= Data for this task =
########################################
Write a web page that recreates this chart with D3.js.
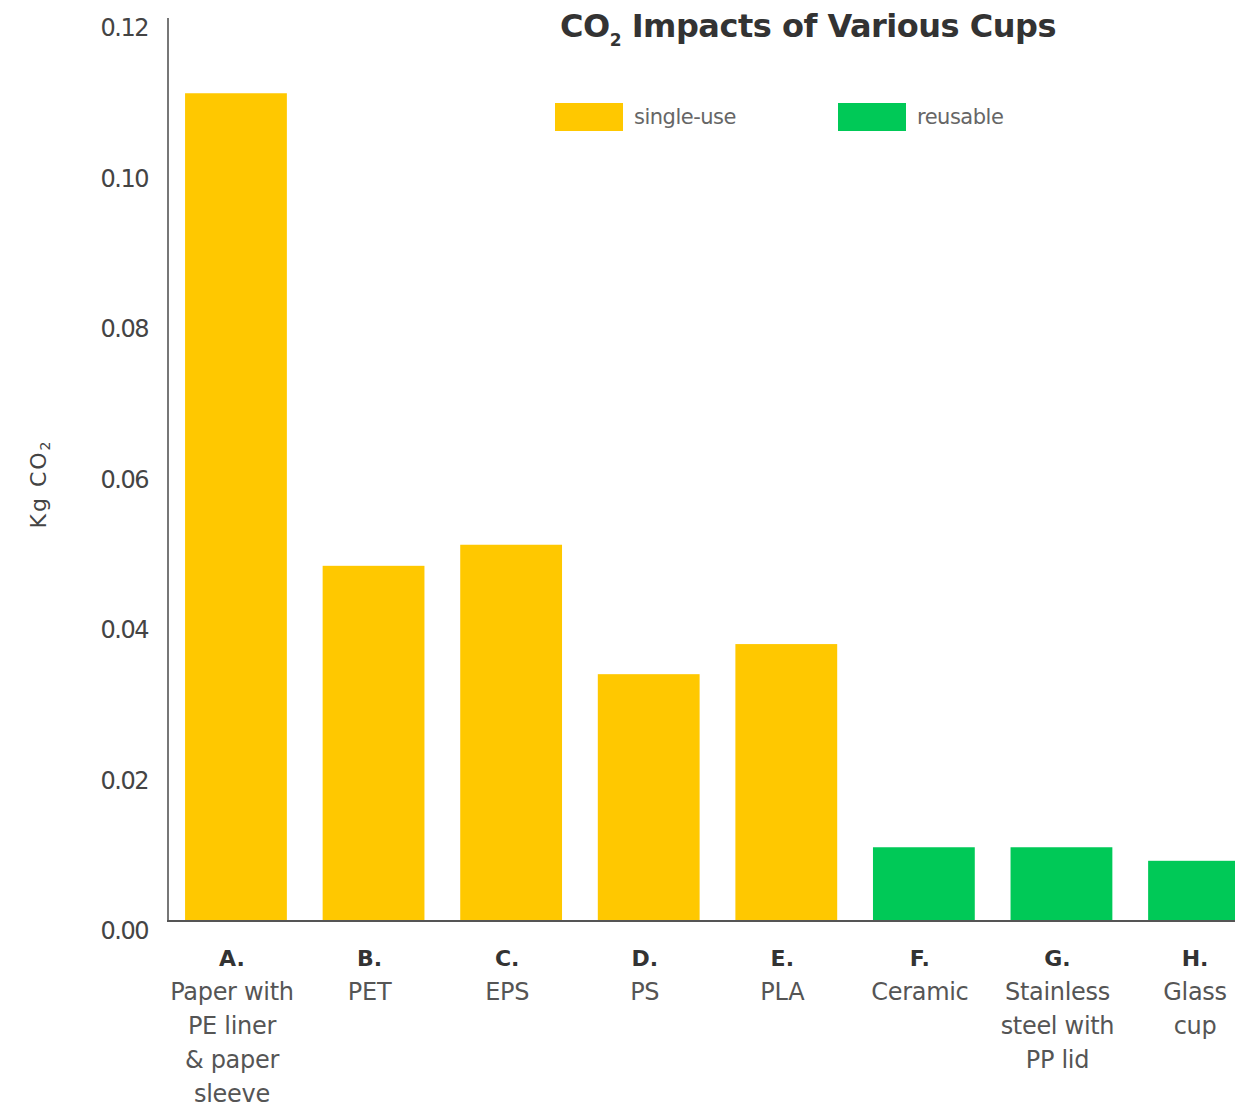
########################################
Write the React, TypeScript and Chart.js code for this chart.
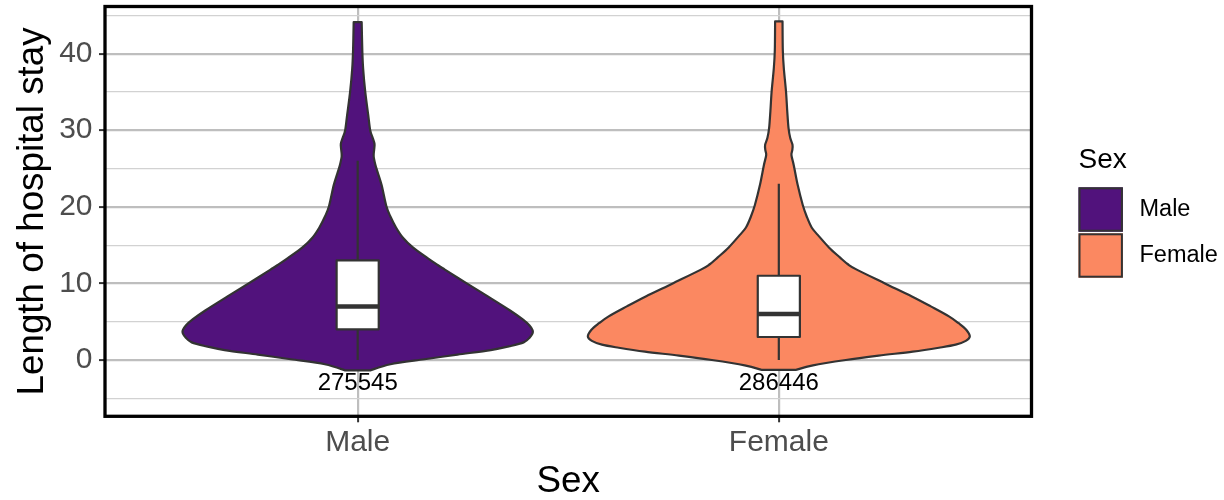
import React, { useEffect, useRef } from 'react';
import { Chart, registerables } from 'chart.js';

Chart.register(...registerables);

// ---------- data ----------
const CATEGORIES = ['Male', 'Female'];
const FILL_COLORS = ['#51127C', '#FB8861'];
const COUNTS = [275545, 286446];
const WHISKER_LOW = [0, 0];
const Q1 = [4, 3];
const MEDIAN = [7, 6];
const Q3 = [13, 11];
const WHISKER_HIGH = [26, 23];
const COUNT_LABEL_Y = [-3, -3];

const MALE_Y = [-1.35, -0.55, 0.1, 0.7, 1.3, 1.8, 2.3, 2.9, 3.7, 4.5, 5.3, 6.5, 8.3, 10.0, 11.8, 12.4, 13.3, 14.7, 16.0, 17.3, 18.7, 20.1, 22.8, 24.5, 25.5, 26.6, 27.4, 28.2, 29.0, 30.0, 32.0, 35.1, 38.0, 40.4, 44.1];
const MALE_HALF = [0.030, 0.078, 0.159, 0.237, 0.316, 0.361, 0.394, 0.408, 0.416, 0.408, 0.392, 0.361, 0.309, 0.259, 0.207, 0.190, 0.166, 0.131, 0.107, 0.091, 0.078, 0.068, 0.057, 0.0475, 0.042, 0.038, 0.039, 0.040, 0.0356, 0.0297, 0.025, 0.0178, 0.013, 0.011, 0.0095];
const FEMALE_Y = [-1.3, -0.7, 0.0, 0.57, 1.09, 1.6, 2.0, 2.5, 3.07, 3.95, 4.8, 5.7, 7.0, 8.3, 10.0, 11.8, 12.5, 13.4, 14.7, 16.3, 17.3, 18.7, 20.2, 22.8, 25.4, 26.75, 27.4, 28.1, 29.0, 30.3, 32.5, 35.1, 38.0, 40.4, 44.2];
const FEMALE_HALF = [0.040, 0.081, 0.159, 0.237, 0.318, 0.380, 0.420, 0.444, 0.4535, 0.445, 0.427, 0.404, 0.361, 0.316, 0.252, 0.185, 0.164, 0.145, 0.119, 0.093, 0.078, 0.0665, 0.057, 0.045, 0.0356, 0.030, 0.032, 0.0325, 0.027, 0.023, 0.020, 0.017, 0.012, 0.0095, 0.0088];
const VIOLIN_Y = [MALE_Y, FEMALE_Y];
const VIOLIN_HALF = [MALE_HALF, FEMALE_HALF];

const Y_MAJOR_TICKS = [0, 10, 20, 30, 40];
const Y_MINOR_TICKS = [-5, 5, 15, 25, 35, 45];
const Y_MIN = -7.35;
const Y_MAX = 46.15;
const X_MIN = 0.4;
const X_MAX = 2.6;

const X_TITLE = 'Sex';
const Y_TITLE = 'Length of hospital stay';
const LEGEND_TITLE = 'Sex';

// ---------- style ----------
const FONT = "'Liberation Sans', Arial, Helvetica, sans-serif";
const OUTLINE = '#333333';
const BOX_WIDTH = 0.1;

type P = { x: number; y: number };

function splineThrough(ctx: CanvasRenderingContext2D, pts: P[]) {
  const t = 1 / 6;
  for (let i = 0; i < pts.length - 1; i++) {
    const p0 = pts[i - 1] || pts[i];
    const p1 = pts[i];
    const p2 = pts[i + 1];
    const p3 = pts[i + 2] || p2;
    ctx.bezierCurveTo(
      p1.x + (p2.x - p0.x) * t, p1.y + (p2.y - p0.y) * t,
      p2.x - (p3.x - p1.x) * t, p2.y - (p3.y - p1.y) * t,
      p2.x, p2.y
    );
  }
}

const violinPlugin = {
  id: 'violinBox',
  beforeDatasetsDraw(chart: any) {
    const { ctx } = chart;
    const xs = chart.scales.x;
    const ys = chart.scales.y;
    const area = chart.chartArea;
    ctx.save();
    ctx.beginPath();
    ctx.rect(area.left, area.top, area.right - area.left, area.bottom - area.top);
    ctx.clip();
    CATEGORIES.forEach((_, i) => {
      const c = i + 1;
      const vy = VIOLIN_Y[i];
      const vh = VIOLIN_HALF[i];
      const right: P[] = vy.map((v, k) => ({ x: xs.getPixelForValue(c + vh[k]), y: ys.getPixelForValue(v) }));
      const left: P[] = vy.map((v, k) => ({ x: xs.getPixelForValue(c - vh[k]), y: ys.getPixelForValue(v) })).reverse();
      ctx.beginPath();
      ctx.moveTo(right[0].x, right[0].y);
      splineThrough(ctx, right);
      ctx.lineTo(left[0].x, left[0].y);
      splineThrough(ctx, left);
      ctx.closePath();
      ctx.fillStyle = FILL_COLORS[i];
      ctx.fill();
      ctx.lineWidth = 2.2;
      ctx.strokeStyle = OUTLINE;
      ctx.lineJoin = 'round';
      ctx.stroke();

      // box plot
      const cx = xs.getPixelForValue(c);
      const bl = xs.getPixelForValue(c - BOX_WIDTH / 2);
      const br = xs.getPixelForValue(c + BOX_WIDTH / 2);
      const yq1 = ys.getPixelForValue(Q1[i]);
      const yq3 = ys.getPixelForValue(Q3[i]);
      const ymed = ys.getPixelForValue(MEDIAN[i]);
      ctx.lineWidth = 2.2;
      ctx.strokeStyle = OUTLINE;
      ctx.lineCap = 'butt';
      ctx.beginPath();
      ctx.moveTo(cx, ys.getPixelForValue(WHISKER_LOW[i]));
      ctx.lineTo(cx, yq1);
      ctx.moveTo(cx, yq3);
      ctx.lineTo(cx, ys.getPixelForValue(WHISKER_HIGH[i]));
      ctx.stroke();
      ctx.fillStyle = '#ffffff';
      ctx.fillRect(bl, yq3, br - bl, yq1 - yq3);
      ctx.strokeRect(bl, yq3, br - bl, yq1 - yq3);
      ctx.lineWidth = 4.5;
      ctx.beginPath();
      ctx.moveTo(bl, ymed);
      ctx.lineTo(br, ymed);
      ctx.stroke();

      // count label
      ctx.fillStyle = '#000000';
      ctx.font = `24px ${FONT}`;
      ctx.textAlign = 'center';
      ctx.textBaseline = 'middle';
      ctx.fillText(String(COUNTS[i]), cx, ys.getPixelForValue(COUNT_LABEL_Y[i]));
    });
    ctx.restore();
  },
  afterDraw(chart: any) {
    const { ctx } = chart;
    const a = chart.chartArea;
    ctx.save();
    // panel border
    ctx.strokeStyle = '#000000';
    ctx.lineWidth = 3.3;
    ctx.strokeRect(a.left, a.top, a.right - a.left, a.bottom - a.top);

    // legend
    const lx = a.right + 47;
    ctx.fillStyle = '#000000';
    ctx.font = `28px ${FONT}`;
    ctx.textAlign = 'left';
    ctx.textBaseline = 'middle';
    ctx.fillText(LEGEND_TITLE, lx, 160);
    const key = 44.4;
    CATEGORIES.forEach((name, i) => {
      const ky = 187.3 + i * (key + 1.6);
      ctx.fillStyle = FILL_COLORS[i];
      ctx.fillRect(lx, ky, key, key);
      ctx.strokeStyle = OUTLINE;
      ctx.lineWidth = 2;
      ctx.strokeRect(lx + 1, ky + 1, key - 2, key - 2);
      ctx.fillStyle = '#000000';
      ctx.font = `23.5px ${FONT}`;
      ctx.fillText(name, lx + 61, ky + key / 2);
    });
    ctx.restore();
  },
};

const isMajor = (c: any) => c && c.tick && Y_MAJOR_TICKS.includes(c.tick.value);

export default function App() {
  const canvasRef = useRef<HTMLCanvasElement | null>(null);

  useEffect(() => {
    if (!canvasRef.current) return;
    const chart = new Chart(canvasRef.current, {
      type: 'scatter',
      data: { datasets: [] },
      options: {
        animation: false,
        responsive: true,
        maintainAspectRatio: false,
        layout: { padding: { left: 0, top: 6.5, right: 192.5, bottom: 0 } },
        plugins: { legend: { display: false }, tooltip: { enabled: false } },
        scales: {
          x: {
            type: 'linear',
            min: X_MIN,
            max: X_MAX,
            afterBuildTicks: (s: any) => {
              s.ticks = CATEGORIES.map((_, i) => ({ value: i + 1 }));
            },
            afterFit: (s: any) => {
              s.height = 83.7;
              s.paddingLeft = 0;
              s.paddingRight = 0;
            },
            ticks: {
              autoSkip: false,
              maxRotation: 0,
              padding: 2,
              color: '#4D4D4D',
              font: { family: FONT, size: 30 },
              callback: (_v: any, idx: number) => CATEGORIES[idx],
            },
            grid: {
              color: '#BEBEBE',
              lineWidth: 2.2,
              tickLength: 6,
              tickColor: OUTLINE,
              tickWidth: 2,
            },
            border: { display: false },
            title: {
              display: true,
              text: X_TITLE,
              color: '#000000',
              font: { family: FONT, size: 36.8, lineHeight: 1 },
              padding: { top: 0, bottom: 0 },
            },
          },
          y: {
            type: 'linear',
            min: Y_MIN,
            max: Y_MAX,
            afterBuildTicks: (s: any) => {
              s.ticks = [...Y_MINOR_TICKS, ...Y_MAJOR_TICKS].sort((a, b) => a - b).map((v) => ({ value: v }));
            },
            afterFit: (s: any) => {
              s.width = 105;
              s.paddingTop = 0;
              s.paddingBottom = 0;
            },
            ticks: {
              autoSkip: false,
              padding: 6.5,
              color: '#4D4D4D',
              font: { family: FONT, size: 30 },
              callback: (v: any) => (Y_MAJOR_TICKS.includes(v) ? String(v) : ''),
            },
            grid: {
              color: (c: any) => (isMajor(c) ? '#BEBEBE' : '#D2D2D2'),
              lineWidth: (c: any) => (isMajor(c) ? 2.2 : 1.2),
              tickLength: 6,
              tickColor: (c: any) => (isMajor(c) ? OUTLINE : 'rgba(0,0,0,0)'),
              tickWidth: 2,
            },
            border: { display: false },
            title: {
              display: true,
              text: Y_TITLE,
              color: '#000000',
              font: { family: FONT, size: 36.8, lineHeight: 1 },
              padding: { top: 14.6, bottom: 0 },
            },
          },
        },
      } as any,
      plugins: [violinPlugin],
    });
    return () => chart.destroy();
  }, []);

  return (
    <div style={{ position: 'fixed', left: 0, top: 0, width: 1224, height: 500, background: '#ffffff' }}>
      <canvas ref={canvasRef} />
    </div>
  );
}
########################################
Pictures are not part of the copy. Reproduce the lines from the one containing "Write the React, TypeScript" through the one containing "Chart.register(...registerables);", exactly and nothing more.

Write the React, TypeScript and Chart.js code for this chart.
import React, { useEffect, useRef } from 'react';
import { Chart, registerables } from 'chart.js';

Chart.register(...registerables);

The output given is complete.